3. Skip pairs that don't have sufficient depth. If your strategy needs to size $X, only trade pairs that can absorb $X without significant impact.

4. Use limit orders in thin markets. Market orders in thin markets are punishing. Limit orders allow you to price your trade rather than take whatever the book gives.

5. Size down during stress. When liquidity contracts (volatility, events), contract your position sizes too. Same dollar risk in thin liquidity = much larger realized exposure.

Mental model, liquidity as water level in the swimming pool

A swimming pool has water. The amount determines what you can do. Lots of water (deep pool) = you can dive without hitting bottom. Little water (shallow pool) = even small movements hit bottom hard.

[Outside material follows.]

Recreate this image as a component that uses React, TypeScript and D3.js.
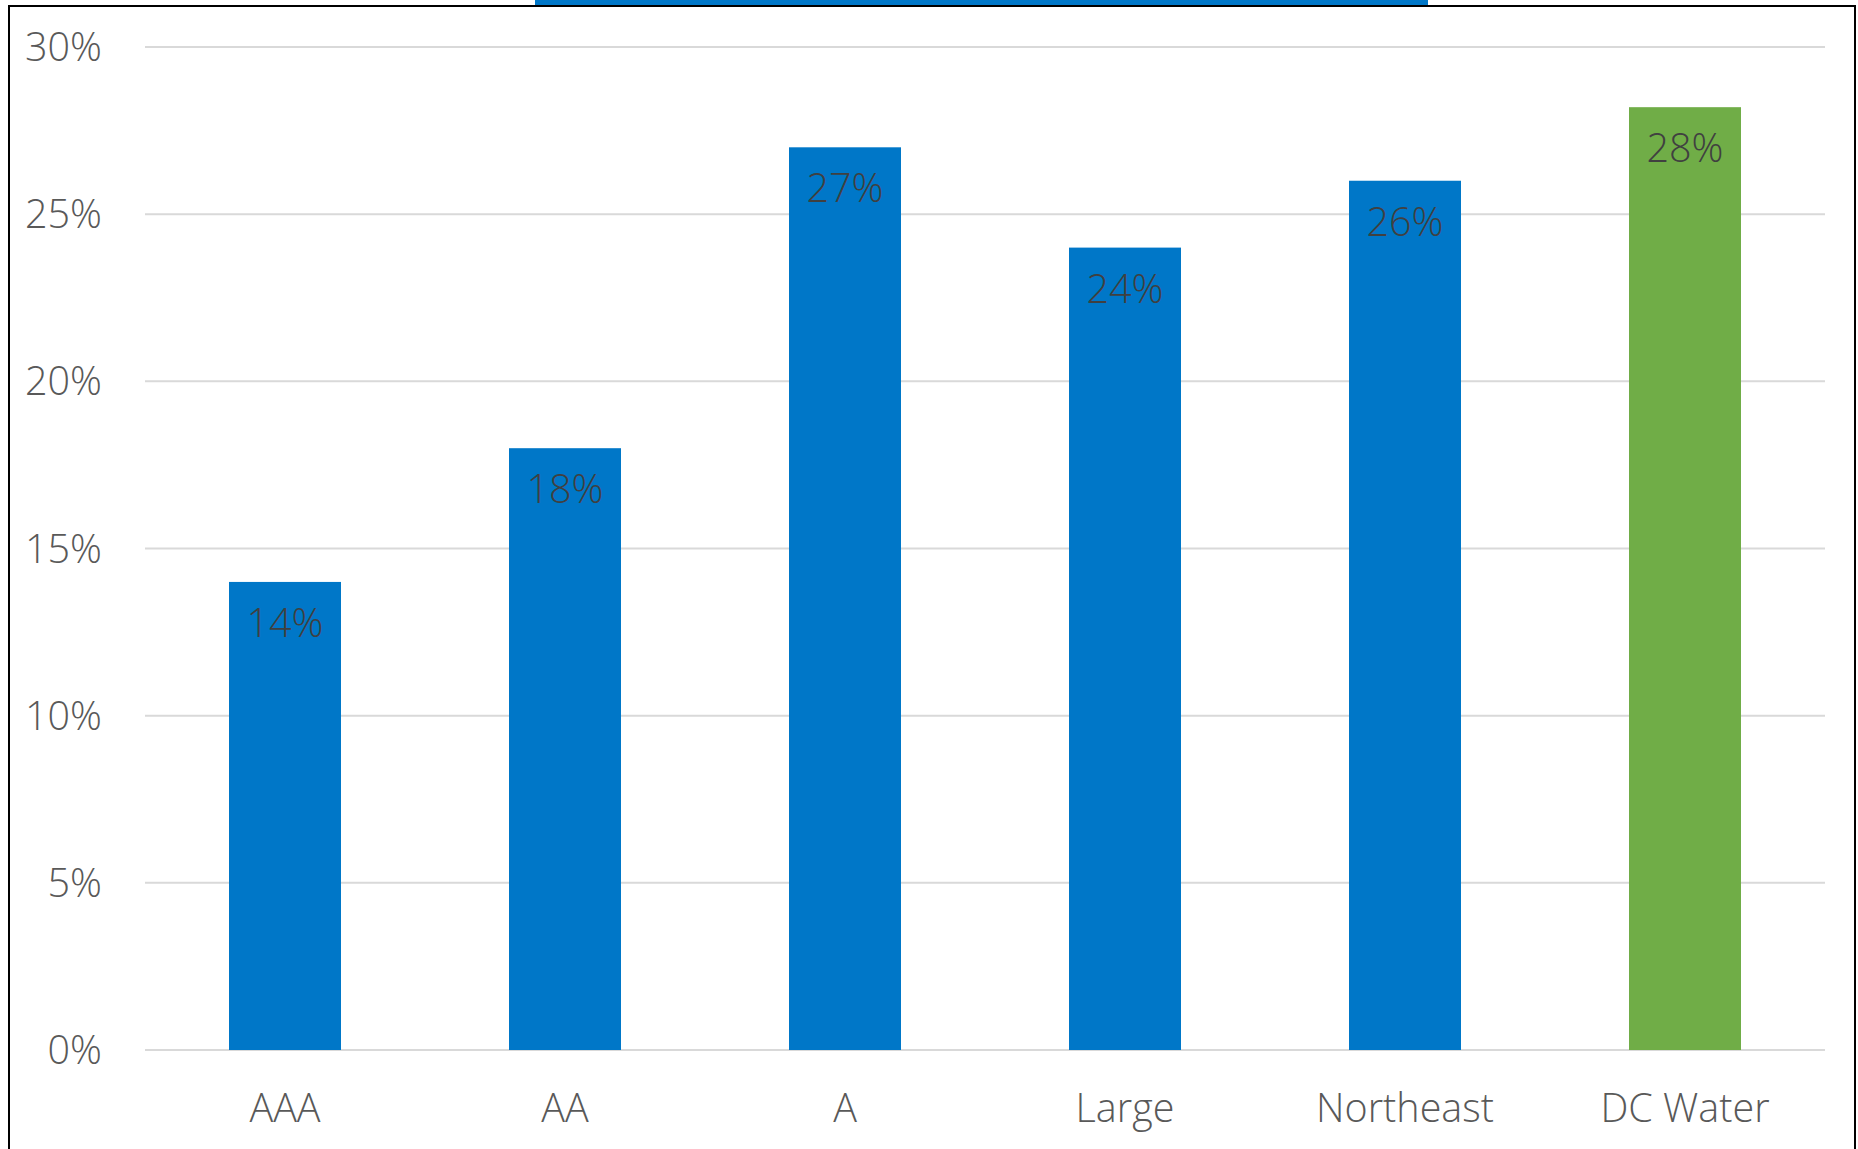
import React from "react";
import * as d3 from "d3";

const categories = ["AAA", "AA", "A", "Large", "Northeast", "DC Water"];
const values = [0.14, 0.18, 0.27, 0.24, 0.26, 0.282];
const valueLabels = ["14%", "18%", "27%", "24%", "26%", "28%"];
const barColors = ["#0077C8", "#0077C8", "#0077C8", "#0077C8", "#0077C8", "#70AD47"];
const yTicks = [0, 0.05, 0.1, 0.15, 0.2, 0.25, 0.3];

const W = 1858;
const H = 1149;
const FONT = "'Open Sans', 'Noto Sans', sans-serif";
const FS = 39.5;

export default function App() {
  const x = d3.scaleBand<string>().domain(categories).range([145, 1825]).paddingInner(0.6).paddingOuter(0.3);
  const y = d3.scaleLinear().domain([0, 0.3]).range([1050, 47]);
  const fmt = d3.format(".0%");

  return (
    <svg width={W} height={H} style={{ position: "absolute", left: 0, top: 0, background: "#fff" }}>
      <rect x={0} y={0} width={W} height={H} fill="#fff" />
      <rect x={9} y={6} width={1846} height={H + 10} fill="none" stroke="#000" strokeWidth={2} />
      <rect x={535} y={0} width={893} height={5} fill="#0077C8" />
      {yTicks.map((t) => (
        <g key={t}>
          <line x1={145} x2={1825} y1={y(t)} y2={y(t)} stroke="#D9D9D9" strokeWidth={2} />
          <text x={102} y={y(t) + 14} textAnchor="end" fontFamily={FONT} fontSize={FS} fontWeight={300} fill="#595959">
            {fmt(t)}
          </text>
        </g>
      ))}
      {categories.map((c, i) => (
        <g key={c}>
          <rect x={x(c)} y={y(values[i])} width={x.bandwidth()} height={y(0) - y(values[i])} fill={barColors[i]} />
          <text
            x={(x(c) as number) + x.bandwidth() / 2}
            y={y(values[i]) + 55}
            textAnchor="middle"
            fontFamily={FONT}
            fontSize={FS}
            fontWeight={300}
            fill="#404040"
          >
            {valueLabels[i]}
          </text>
          <text
            x={(x(c) as number) + x.bandwidth() / 2}
            y={1122}
            textAnchor="middle"
            fontFamily={FONT}
            fontSize={FS}
            fontWeight={300}
            fill="#595959"
          >
            {c}
          </text>
        </g>
      ))}
    </svg>
  );
}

Liquidity is the water level. Lots of liquidity = your trades don't hit the bottom (don't move the price). Little liquidity = even modest trades hit bottom (move the price).

The water level changes through time (low at night, high during the day). It changes by pool (some pools have more water than others).

You don't dive recklessly; you check the water first. Trade similarly.

Why this matters for trading

Liquidity determines whether your trade idea is actually executable at the size you want. The strategy might have edge in theory; if the asset can't absorb your size, the realized strategy is much worse than the theoretical one. Hex37's order book exposes liquidity directly; the discipline of checking depth before sizing is what prevents the avoidable execution costs that silently leak edge.

Takeaway

Liquidity has two dimensions: tightness (spread) and depth (size at price levels). Reading depth tells you how much you can trade without moving the price. Liquidity varies through time (low overnight, weekends, during stress) and across pairs (BTC/ETH deep; small-caps thin). Estimate realistic tradeable size before placing orders. Don't trust depth that disappears under execution pressure. Match strategy size to asset liquidity. Use limit orders in thin markets. Time large orders to liquid sessions. The water level shapes what you can do.